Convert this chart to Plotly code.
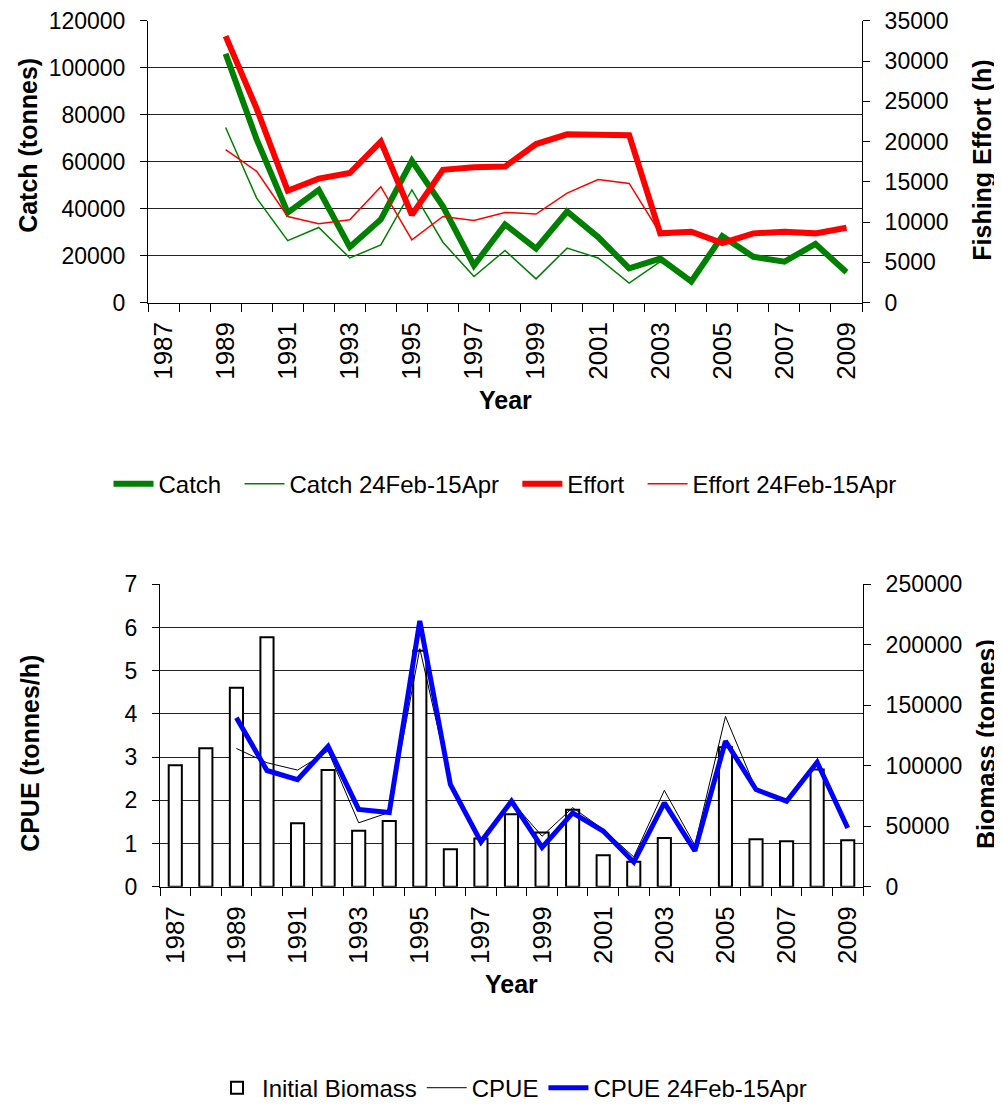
━━━━━━━━━━━━━━━━━━━━
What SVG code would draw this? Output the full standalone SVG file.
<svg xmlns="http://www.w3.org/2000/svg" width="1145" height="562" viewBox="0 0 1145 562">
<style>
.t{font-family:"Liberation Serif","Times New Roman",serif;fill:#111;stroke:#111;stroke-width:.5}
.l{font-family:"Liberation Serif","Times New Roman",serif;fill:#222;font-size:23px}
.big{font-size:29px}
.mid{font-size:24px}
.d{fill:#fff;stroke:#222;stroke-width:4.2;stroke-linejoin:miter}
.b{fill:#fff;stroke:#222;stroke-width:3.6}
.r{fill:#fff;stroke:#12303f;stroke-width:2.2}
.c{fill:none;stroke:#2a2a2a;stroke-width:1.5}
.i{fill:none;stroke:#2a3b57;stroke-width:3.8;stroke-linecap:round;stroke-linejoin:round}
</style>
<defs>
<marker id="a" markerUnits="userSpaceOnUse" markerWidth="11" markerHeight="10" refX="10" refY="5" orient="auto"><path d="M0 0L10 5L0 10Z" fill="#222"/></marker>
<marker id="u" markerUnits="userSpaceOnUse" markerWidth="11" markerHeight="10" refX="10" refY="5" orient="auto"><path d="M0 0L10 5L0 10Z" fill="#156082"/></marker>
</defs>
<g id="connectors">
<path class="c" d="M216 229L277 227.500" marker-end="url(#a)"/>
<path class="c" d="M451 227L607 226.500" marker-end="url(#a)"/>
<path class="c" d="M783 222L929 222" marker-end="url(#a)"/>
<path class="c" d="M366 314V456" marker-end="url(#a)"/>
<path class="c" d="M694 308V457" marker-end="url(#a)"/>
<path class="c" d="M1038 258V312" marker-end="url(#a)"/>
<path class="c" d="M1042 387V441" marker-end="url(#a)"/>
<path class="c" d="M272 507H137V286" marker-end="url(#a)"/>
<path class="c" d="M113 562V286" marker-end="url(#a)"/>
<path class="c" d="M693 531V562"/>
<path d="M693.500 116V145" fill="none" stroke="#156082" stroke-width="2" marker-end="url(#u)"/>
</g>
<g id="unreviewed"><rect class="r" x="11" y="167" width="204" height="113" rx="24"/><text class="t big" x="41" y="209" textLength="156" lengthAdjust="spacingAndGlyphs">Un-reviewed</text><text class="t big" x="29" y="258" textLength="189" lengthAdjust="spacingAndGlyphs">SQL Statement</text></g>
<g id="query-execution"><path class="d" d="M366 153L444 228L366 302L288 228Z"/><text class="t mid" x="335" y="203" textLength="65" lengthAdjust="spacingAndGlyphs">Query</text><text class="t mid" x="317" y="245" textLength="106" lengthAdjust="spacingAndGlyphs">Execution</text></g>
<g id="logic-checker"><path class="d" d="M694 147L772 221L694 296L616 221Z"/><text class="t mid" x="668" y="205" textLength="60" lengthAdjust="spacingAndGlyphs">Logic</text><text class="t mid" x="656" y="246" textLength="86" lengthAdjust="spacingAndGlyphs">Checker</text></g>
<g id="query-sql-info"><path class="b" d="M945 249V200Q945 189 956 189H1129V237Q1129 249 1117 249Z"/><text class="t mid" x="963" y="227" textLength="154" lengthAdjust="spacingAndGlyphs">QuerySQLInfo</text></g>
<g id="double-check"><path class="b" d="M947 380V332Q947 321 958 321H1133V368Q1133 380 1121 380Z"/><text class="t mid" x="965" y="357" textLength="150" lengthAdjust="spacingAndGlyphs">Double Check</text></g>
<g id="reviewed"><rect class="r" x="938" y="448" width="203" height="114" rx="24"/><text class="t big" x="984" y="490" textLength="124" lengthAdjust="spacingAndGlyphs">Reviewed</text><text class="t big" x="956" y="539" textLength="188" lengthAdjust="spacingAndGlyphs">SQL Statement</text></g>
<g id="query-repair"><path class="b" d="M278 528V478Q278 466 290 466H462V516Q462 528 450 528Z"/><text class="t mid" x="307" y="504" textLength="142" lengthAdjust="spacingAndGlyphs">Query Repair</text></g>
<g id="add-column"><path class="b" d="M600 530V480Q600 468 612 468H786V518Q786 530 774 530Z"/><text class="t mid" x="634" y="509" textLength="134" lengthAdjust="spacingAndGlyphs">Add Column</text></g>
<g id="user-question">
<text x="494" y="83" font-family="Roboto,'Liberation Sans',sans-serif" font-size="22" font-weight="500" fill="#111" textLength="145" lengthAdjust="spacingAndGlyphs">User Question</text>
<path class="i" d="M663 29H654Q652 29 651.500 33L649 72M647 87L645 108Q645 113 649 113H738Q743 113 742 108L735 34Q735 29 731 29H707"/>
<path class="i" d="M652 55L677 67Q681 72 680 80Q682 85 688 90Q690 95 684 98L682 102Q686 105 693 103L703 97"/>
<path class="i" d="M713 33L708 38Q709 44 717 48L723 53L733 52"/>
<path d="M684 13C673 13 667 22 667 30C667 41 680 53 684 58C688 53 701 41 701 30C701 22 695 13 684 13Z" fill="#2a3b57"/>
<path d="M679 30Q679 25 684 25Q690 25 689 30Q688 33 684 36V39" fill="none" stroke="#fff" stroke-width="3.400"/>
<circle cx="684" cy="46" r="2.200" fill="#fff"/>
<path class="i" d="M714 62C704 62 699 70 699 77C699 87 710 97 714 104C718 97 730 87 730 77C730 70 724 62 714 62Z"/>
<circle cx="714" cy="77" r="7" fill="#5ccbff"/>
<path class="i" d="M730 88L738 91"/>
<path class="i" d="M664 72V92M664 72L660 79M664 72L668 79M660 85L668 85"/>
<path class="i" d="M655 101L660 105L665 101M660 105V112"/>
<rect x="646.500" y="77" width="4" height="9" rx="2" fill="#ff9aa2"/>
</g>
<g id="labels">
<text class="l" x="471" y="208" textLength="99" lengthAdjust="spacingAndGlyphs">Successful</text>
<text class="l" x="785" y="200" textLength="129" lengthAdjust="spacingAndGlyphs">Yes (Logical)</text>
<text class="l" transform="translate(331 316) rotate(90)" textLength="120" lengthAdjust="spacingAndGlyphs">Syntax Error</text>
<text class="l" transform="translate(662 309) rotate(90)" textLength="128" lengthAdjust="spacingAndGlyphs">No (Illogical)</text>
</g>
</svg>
━━━━━━━━━━━━━━━━━━━━
The answer is one number: how many lines of the material above contain "this".

2